USC Book Club: Where Justice and Mercy Meet

May 2013:

Where Justice and Mercy Meet: Catholic Opposition to the Death Penalty

Edited by Vicki Schieber, Trudy D. Conway, and David Matzko McCarthy

Review: Some say that if more people knew more about the actual practice of capital punishment, support for the practice would vastly decrease. Where Justice and Mercy Meet educates readers about the reality of the death penalty in the United States—from methods of execution to the influence of racism and poverty. Through well-researched and thought-provoking essays that combine history, statistics, and personal testimony, we learn of the grim reality of state executions.

More crucially, the book examines the arguments against capital punishment that stem from a rich Catholic tradition of forgiveness, love, and discipleship. We discover that, for criminal justice to be truly just, we must take into account the mercy of God’s love. This message is truly one to be spread.

—Liz Lefebvre, Assistant Editor, U.S. Catholic

Liturgical Press says: This book explores the Catholic stance against capital punishment in new and important ways. The broad perspective of this book has been shaped in conversation with the Catholic Mobilizing Network to End the Use of the Death Penalty, as well as through the witness of family members of murder victims and the spiritual advisors of condemned inmates.

Paperback: $18.95
eBook: $16.95

Available at bookstores or from Liturgical Press: 800-858-5450 or shop online at www.litpress.org.

Order now from Liturgical Press.

General Book Club guidelines
Questions for Discussion

1. Americans are often proud of the leadership role they envision our nation playing the world, especially in the area of human rights. What was your reaction to learning where the United States stands on the death penalty in relationship to other nations?

2. Retributive justice focuses on righting wrongs through punishment. It emphasizes that wrongs can be righted. Discuss whether restorative justice abandons this focus or reconceives what “righting wrongs” entails.

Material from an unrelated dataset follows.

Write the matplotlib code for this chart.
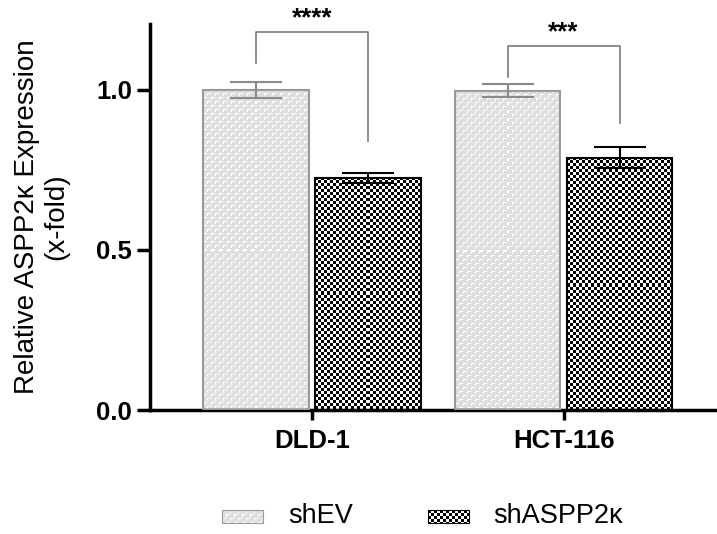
import numpy as np
import matplotlib.pyplot as plt
from matplotlib.patches import Rectangle

plt.rcParams['font.family'] = ['Liberation Sans', 'DejaVu Sans']

# datos
cell_lines = ['DLD-1', 'HCT-116']
groups = ['shEV', 'shASPP2κ']
mean_shev = [1.0, 0.998]
mean_shaspp = [0.725, 0.788]
err_shev = [0.024, 0.020]
err_shaspp = [0.016, 0.033]
stars = ['****', '***']
bracket_top = [1.181, 1.1375]
bracket_left_end = [1.084, 1.041]
bracket_right_end = [0.841, 0.897]


def ev_tile():
    t = np.full((8, 8), 0.87)
    t[0, 0:4] = 1.0
    t[0:3, 0] = 1.0
    t[4, 4:8] = 1.0
    t[4:7, 4] = 1.0
    return t


def check_tile():
    t = np.ones((6, 6))
    t[0:3, 0:3] = 0.0
    t[3:6, 3:6] = 0.0
    return t


fig = plt.figure(figsize=(7.17, 5.34), dpi=100)
W, H = 717, 534
ax = fig.add_axes([150 / W, 124 / H, (716 - 150) / W, (410 - 24) / H])

x = np.arange(len(cell_lines))
offset = 0.2225
width = 0.418
ax.set_xlim(-0.644, 1.606)
ax.set_ylim(0, 1.206)

bars_ev = ax.bar(x - offset, mean_shev, width, facecolor='none',
                 edgecolor='#9a9a9a', linewidth=1.5, zorder=3)
bars_sh = ax.bar(x + offset, mean_shaspp, width, facecolor='none',
                 edgecolor='black', linewidth=1.5, zorder=3)


def fill_texture(bars, tile):
    for b in bars:
        x0, y0 = b.get_x(), b.get_y()
        x1, y1 = x0 + b.get_width(), y0 + b.get_height()
        p0 = ax.transData.transform((x0, y0))
        p1 = ax.transData.transform((x1, y1))
        nw = int(round(abs(p1[0] - p0[0])))
        nh = int(round(abs(p1[1] - p0[1])))
        reps = (nh // tile.shape[0] + 1, nw // tile.shape[1] + 1)
        tex = np.tile(tile, reps)[:nh, :nw]
        ax.imshow(tex, cmap='gray', vmin=0, vmax=1, extent=(x0, x1, y0, y1),
                  interpolation='nearest', aspect='auto', zorder=2)


fill_texture(bars_ev, ev_tile())
fill_texture(bars_sh, check_tile())
ax.set_xlim(-0.644, 1.606)
ax.set_ylim(0, 1.206)

ax.errorbar(x - offset, mean_shev, yerr=err_shev, fmt='none', ecolor='#8a8a8a',
            elinewidth=1.5, capsize=19, capthick=1.5, zorder=4)
ax.errorbar(x + offset, mean_shaspp, yerr=err_shaspp, fmt='none', ecolor='black',
            elinewidth=1.5, capsize=19, capthick=1.5, zorder=4)

# corchetes de significancia
for i in range(len(cell_lines)):
    xl, xr = x[i] - offset, x[i] + offset
    ax.plot([xl, xl, xr, xr],
            [bracket_left_end[i], bracket_top[i], bracket_top[i], bracket_right_end[i]],
            color='#7a7a7a', lw=1.2, clip_on=False, zorder=4)
    ax.text(x[i], bracket_top[i] + 0.022, stars[i], ha='center', va='baseline',
            fontsize=18.5, fontweight='bold', clip_on=False)

for s in ['top', 'right']:
    ax.spines[s].set_visible(False)
for s in ['left', 'bottom']:
    ax.spines[s].set_linewidth(2.5)

ax.set_yticks([0, 0.5, 1.0])
ax.set_yticklabels(['0.0', '0.5', '1.0'])
ax.set_xticks(x)
ax.set_xticklabels(cell_lines)
ax.tick_params(axis='y', length=9.5, width=2.5, pad=3.5, labelsize=18.5)
ax.tick_params(axis='x', length=7, width=2.5, pad=7, labelsize=18.5)
for lab in ax.get_xticklabels() + ax.get_yticklabels():
    lab.set_fontweight('bold')

ax.set_ylabel('Relative ASPP2κ Expression\n(x-fold)', fontsize=20, labelpad=19)

# leyenda manual
legend_items = [(groups[0], ev_tile(), '#9a9a9a', 222, 288),
                (groups[1], check_tile(), 'black', 428, 493)]
for label, tile, ec, sx, tx in legend_items:
    sw, sh = 41, 13
    tex = np.tile(tile, (sh // tile.shape[0] + 1, sw // tile.shape[1] + 1))[:sh, :sw]
    fig.figimage(tex, xo=sx, yo=H - 523, cmap='gray', vmin=0, vmax=1, origin='upper')
    fig.add_artist(Rectangle((sx / W, (H - 523) / H), sw / W, sh / H,
                             transform=fig.transFigure, facecolor='none',
                             edgecolor=ec, linewidth=0.8))
    fig.text(tx / W, (H - 516) / H, label, fontsize=19.5, va='center', ha='left')

fig.savefig('out.png', dpi=100)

3. Jean Vanier states, “reality is the first principle of truth. . . Each of us needs to work at searching for truth, not be afraid of it. We need to strive to live in truth. . . . And the truth sets us free only if we let it penetrate our hearts and rend the veil that separates the head and the heart, our attitudes and our way of living” (Becoming Human, 15-15.) Discuss how Vanier’s words speak to Sister Helen Prejean’s way of writing and how they speak to the challenge of your own striving to live in truth.

4. Jesus’ calls for reconciliation and radical solidarity make people anxious. It is comforting when we hear a call to be nice to the people we know and like. It is frightening when we are called to share life with sinners and outcasts. No wonder Jesus was a threat to law and order. Discuss how we would have to live differently in order to see Christ in the prisoner (Matt 25:31-46).

5. Richard Buck draws a contrast between a biblical system of justice and the current secular system. He suggests that severe crimes, like personal injury, require that the offender offer restoration to the victim and ask for forgiveness. Consider how the contemporary system of justice could be reformed in order to include both of these important practices.

6. Read Matthew 5:1-48 (the beginning of the Sermon on the Mount). We often assume that these teachings are difficult, if not impossible, to live by. Discuss why they are considered “hard” sayings. Discuss why and how the family members of murder victims have found that Jesus’ teachings are liberating and healing. How can this be?

7. What might the temptations be to oversimplify the history of capital punishment in the earlier stages of Christian history? What are the dangers of giving way to the temptation?

8. In matters like capital punishment, the development of the church’s teaching requires (a) that the issue is a matter that is “changeable,” and (b) that the development brings greater consistency with and expression to changeless truth. A true development will not reject past teaching, but will offer an explanation of it as well as of the transition through time. Are these two elements present in relation to the death penalty?

9. Discuss how the dialogue of the church with contemporary society, mirrors dialogue on other life issues.

10. Discuss St. Faustina and her witness to divine mercy. Is the witness to divine mercy applicable to capital punishment?

11. Discuss how specific parts of the Lord’s Prayer provide a lens for thinking about the Catholic understanding of economics in relation to crime and punishment.

12. In order to respond to the vulnerabilities and risks of persons with intellectual disabilities, we need to be aware of the risks they continue to face in specific states. Often their situation goes unnoticed. Discuss how we might be better informed, and how we might be able to take action on their behalf.

13. In addition to the racially disparate and discriminatory application of the death penalty, where else do you see racial inequality in contemporary American institutions?

14. For many years, members of the Catholic Worker Movement stood for one night a month outside death row in Baltimore, silently witnessing their opposition to the death penalty. Discuss the value of such witness, in regard to the death penalty, that we might perform as a matter of faith.